Gov. Jay Inslee announced Tuesday he is banning non-essential state travel to North Carolina, citing the state’s new law that prohibits schools from letting transgender students use restrooms that match their gender identity.
Inslee said the law, which also strikes down locally enacted protections for gay, lesbians and transgender people, isn’t in line with the values of Washington state.
“Our nation is rightfully moving toward increased acceptance and celebration of diversity,” Inslee said in a statement. “The discriminatory policy being promoted by North Carolina is not something our state condones or supports.”
The ban on state-funded travel applies to cabinet-level agencies such as the departments of Transportation and Corrections, which fall under Inslee’s authority.
Agencies run by independently elected officials, such as the State Auditor’s Office and the Office of the Insurance Commissioner, aren’t subject to the ban, but Inslee invited them to participate anyway.

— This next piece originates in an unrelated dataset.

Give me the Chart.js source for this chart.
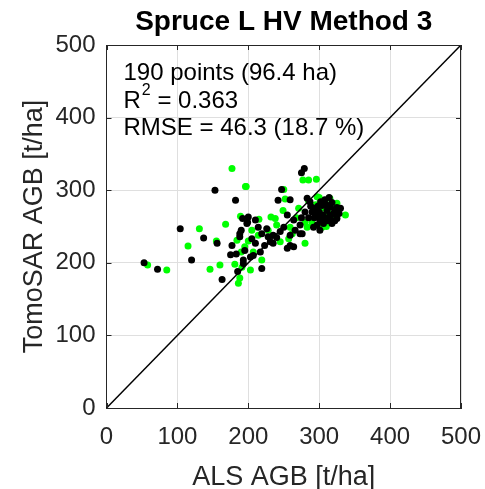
<!DOCTYPE html>
<html>
<head>
<meta charset="utf-8">
<script src="https://cdn.jsdelivr.net/npm/chart.js@4.4.1/dist/chart.umd.min.js"></script>
<style>
  html,body{margin:0;padding:0;background:#fff}
  #wrap{width:485px;height:489px}
</style>
</head>
<body>
<div id="wrap"><canvas id="c" width="485" height="489"></canvas></div>
<script>
// --- data ---
const AXIS_TICKS = [0, 100, 200, 300, 400, 500];
const ONE_TO_ONE = [[0, 0], [500, 500]];

const BLACK_PTS = [
  [153,300],[182,286],[104,247],[137,234],[156,227],[177,224],[175,211],[120,204],[53,200],[72,191],
  [163,177],[188,236],[199,256],[193,204],[185,188],[190,245],[183,212],
  [279,330],[275,324],[247,301],[242,286],[259,287],[283,289],[192,261],[210,259],[198,254],[255,266],
  [273,252],[264,259],[276,240],[259,238],[235,238],[226,247],[219,240],[235,227],[259,224],[210,227],
  [195,217],[217,215],[203,208],[193,199],[219,192],
  [287,284],[304,279],[295,275],[311,272],[322,272],[315,261],[325,261],[301,259],[292,249],[301,245],
  [297,252],[273,240],[266,245],[250,249],[245,243],[228,236],[231,229],[223,224],[205,233],[188,240],
  [255,220],[264,222],[240,235],[214,249],[200,263],[207,210],
  [300,270],[305,266],[310,280],[318,283],[320,268],[325,276],[312,258],[318,254],[306,254],[315,265],
  [328,268],[300,262],[296,268],[308,287],[293,262],[322,258],[330,275],[314,290],[302,284],[290,270],
  [285,262],[280,270],[275,262],[288,278],[316,277],[308,262],[324,266],[298,278]
];
const GREEN_PTS = [
  [177,330],[196,305],[189,264],[168,253],[131,247],[155,230],[115,223],[184,231],[58,197],[85,190],
  [146,191],[160,197],[181,198],[186,172],
  [197,305],[277,314],[285,314],[296,315],[250,301],[252,288],[297,291],[315,289],[337,266],[249,272],
  [271,275],[238,261],[232,263],[280,256],[214,238],[259,249],[283,249],[304,249],[245,229],[280,227],
  [195,222],[207,215],[219,204],[191,194],[203,190],[257,233],
  [305,275],[295,280],[320,262],[310,250],[290,255],[300,290],[285,285],[325,282],[312,270],[268,262],
  [262,240],[228,245],[240,252],[205,245],[200,230],[190,215],[215,260],[188,179]
];
const NOTE_LINES = ['190 points (96.4 ha)', ['R', '2', ' = 0.363'], 'RMSE = 46.3 (18.7 %)'];

const toXY = a => a.map(p => ({x: p[0], y: p[1]}));
const FONT = '"Liberation Sans", Arial, Helvetica, sans-serif';

// inward ticks, box and the text block in the top-left
const boxPlugin = {
  id: 'box',
  afterDraw(chart){
    const {ctx, chartArea: a, scales: {x, y}} = chart;
    ctx.save();
    // top / right edges
    ctx.strokeStyle = '#262626';
    ctx.lineWidth = 1;
    ctx.beginPath();
    ctx.moveTo(a.left, a.top + 0.5); ctx.lineTo(a.right, a.top + 0.5);
    ctx.moveTo(a.right - 0.5, a.top); ctx.lineTo(a.right - 0.5, a.bottom);
    ctx.stroke();
    // ticks pointing inside
    const tl = 5;
    ctx.beginPath();
    AXIS_TICKS.forEach(v => {
      const px = Math.round(x.getPixelForValue(v)) + 0.5;
      ctx.moveTo(px, a.bottom); ctx.lineTo(px, a.bottom - tl);
      ctx.moveTo(px, a.top); ctx.lineTo(px, a.top + tl);
      const py = Math.round(y.getPixelForValue(v)) + 0.5;
      ctx.moveTo(a.left, py); ctx.lineTo(a.left + tl, py);
      ctx.moveTo(a.right, py); ctx.lineTo(a.right - tl, py);
    });
    ctx.stroke();
    // annotation
    ctx.fillStyle = '#000';
    ctx.textBaseline = 'middle';
    ctx.textAlign = 'left';
    const lx = a.left + 17;
    const ly0 = a.top + 28.5, dy = 27.5;
    NOTE_LINES.forEach((ln, i) => {
      const yy = ly0 + i * dy;
      if (Array.isArray(ln)) {
        ctx.font = '24px ' + FONT;
        ctx.fillText(ln[0], lx, yy);
        let w = ctx.measureText(ln[0]).width;
        ctx.font = '16px ' + FONT;
        ctx.fillText(ln[1], lx + w + 1, yy - 10);
        w += ctx.measureText(ln[1]).width + 1;
        ctx.font = '24px ' + FONT;
        ctx.fillText(ln[2], lx + w, yy);
      } else {
        ctx.font = '24px ' + FONT;
        ctx.fillText(ln, lx, yy);
      }
    });
    ctx.restore();
  }
};

new Chart(document.getElementById('c'), {
  type: 'scatter',
  data: {
    datasets: [
      {label: '1:1', data: toXY(ONE_TO_ONE), showLine: true, borderColor: '#000', borderWidth: 1.5,
       pointRadius: 0, fill: false},
      {label: 'black', data: toXY(BLACK_PTS), backgroundColor: '#000', borderWidth: 0, pointRadius: 3.5},
      {label: 'green', data: toXY(GREEN_PTS), backgroundColor: '#00ff00', borderWidth: 0, pointRadius: 3.5}
    ]
  },
  options: {
    responsive: false,
    animation: false,
    layout: {padding: {left: 0, right: 24, top: 0, bottom: 0}},
    plugins: {
      legend: {display: false},
      tooltip: {enabled: false},
      title: {display: true, fullSize: false, text: 'Spruce L HV Method 3', color: '#000',
              font: {family: FONT, size: 28, weight: 'bold', lineHeight: 1},
              padding: {top: 8, bottom: 9}}
    },
    scales: {
      x: {
        type: 'linear', min: 0, max: 500,
        afterBuildTicks: s => { s.ticks = AXIS_TICKS.map(v => ({value: v})); },
        afterFit: s => { s.height = 81; s.paddingLeft = 0; s.paddingRight = 0; },
        grid: {color: '#dfdfdf', drawTicks: false},
        border: {color: '#262626', width: 1},
        ticks: {color: '#262626', padding: 17, maxRotation: 0, font: {family: FONT, size: 24, lineHeight: 1}},
        title: {display: true, text: 'ALS AGB [t/ha]', color: '#262626',
                font: {family: FONT, size: 27, lineHeight: 1}, padding: {top: 0, bottom: -2}}
      },
      y: {
        type: 'linear', min: 0, max: 500,
        afterBuildTicks: s => { s.ticks = AXIS_TICKS.map(v => ({value: v})); },
        afterFit: s => { s.width = 106.5; s.paddingTop = 0; s.paddingBottom = 0; },
        grid: {color: '#dfdfdf', drawTicks: false},
        border: {color: '#262626', width: 1},
        ticks: {color: '#262626', padding: 11, font: {family: FONT, size: 24, lineHeight: 1}},
        title: {display: true, text: 'TomoSAR AGB [t/ha]', color: '#262626',
                font: {family: FONT, size: 27, lineHeight: 1}, padding: {top: 21, bottom: 0}}
      }
    }
  },
  plugins: [boxPlugin]
});
</script>
</body>
</html>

Inslee’s memorandum follows similar proclamations by the mayors of Seattle, New York City and San Francisco, as well as New York Gov. Andrew Cuomo.
The North Carolina law overrides local laws that guarantee transgender people the right to use locker rooms and restrooms consistent with their gender identity.
It also states it can’t be considered discrimination to force transgender people to use facilities that coincide with the gender they were assigned at birth.
Washington state recently adopted a much different policy which has generated controversy of its own.
A rule approved last year by the Washington State Human Rights Commission affirms transgender individuals’ right to use restrooms and locker rooms that match the gender they identify with.
The new policy, which took effect Dec. 26, says transgender people in Washington can’t be forced to use a restroom or locker room that is inconsistent with their gender identity.
Attempts by conservative state lawmakers to repeal the rule in Washington failed to advance in the Legislature this year.
North Carolina’s governor, Pat McCrory, put out video statement Tuesday defending the state’s legislation and calling other state officials’ criticisms “a smear campaign.”
“Some have called our state an embarrassment,” McCrory said in the video. “The real embarrassment is politicians not publicly respecting each other’s positions on complex issues.”
Inslee issued a ban on non-essential state travel to Indiana in 2015, after the state enacted a controversial religious freedom law. Critics said the law allowed business owners to discriminate against same-sex couples and other individuals on religious grounds.